TELEFONUM 24 SAAT AÇIKTIR

- Devletin şefkat ve merhameti, vatandaşın sadakatini artırır. 72 milyon vatandaşın her biri birinci sınıf vatandaştır. Devlet nezdinde hiçbirine karşı ayrımcılık içinde bulunamayız. Valilik binasına uzaklığı ne olursa olsun, Hakkari"nin Bingöl"ün mezrasındaki vatandaşla, Konya"da Çankırı"daki vatandaş eşittir. Ben yada içişleri bakanım, nasıl ki birkaç dakika içinde size telefonla ulaşabiliyorsak, ihtiyacı olan vatandaşta sizlere rahatlıkla ulaşabilmelidir. Hatta benim telefonum 24 saat açıktır. Eğer benim valim olur ya, düşünmüyorum öyle bir şey, bana ulaşması gereken konu olur, bakanıma 24 saat ulaşacaktır, Başbakan bu saatte rahatsız edilmez, hayır gerektiğinde beni de arayacaksınız. Çünkü bende elim ayağım kolum olarak sizleri görüyorum. Dolayısıyla vatan topraklarına herhangi bir yerde bir olay olduğu zaman bu olaya sizlerle ulaşmak durumundayım. Onun için rahatlıkla beni arayabilirsiniz.

VATANDAŞIN DERDİNİ ÇÖZECEĞİZ

- Asla bürokratik engellerle halkımıza yaklaşmamalıyız. Mali bir sıkıntı var, biz çözeriz. İmkanlarınız var, buna yasanın şurası mani. Sizin kitabınızda mani diye bir şey olmayacak. Vatandaşın derdi mi var, o derdi çözeceğiz. Şöyle böyle ama o derdi çözeceğiz. Bürokratik engeller vatandaşa mazeret olarak sunulmamalı.

- Şurası da son derece önemli. Çözemediğimiz sorunlar olabilir, imkanlar el vermeyebilir. O durumlarda, biz gereken desteği zaten anında sağlarız. Bu konuda başta müsteşarım olmak üzere, hepsi seferberdir. Bu konuda yetkilerle donatılmıştır.

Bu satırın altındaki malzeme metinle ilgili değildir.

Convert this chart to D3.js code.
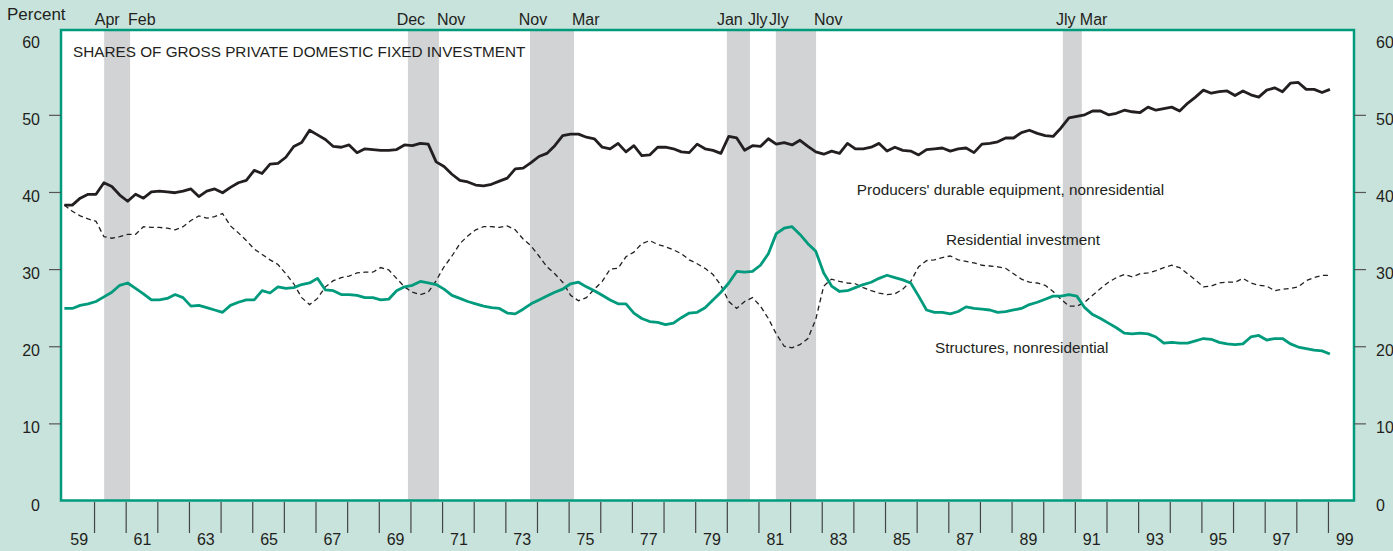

-Ama haberdar olmadığınız bir sorunun olmaması gerekir. Ben bunun mazeretini asla kabul etmiyorum. Şehrinizdeki her haneden haberiniz olacak. Şu kış şartlarında, kimin bacası tütüyor, kimin tütmüyor görmelisiniz.

Öyle haneler var ki, çatıların altında nice trajediler yaşanıyor. Ama bunlar kapı dışına aksettirilmiyor. Benim vatandaşım gururludur. Yokluğunu gizler. O ne kadar gizlese de ondan haberdar olmak bizim boynumuzun borcudur. Paltosu ayakkabısı olmayan kalemi defteri olmayan bütün bunların üzerine, evine geldiğinde, o küçücük ellerini ısıtacak bir sobası olmayan yavrularımız olmayabilir. Bunları arayıp bulacağız. Bulamadığımız her yavrunun vebali önce sizin sonra benim üzerimdedir.

YOLUMUZA DEVAM EDELİM

-Şu gazete şunu yazmış, şu televizyon bunu yazmış. Biz üzerimize düşeni yapalım, yolumuza devam edelim.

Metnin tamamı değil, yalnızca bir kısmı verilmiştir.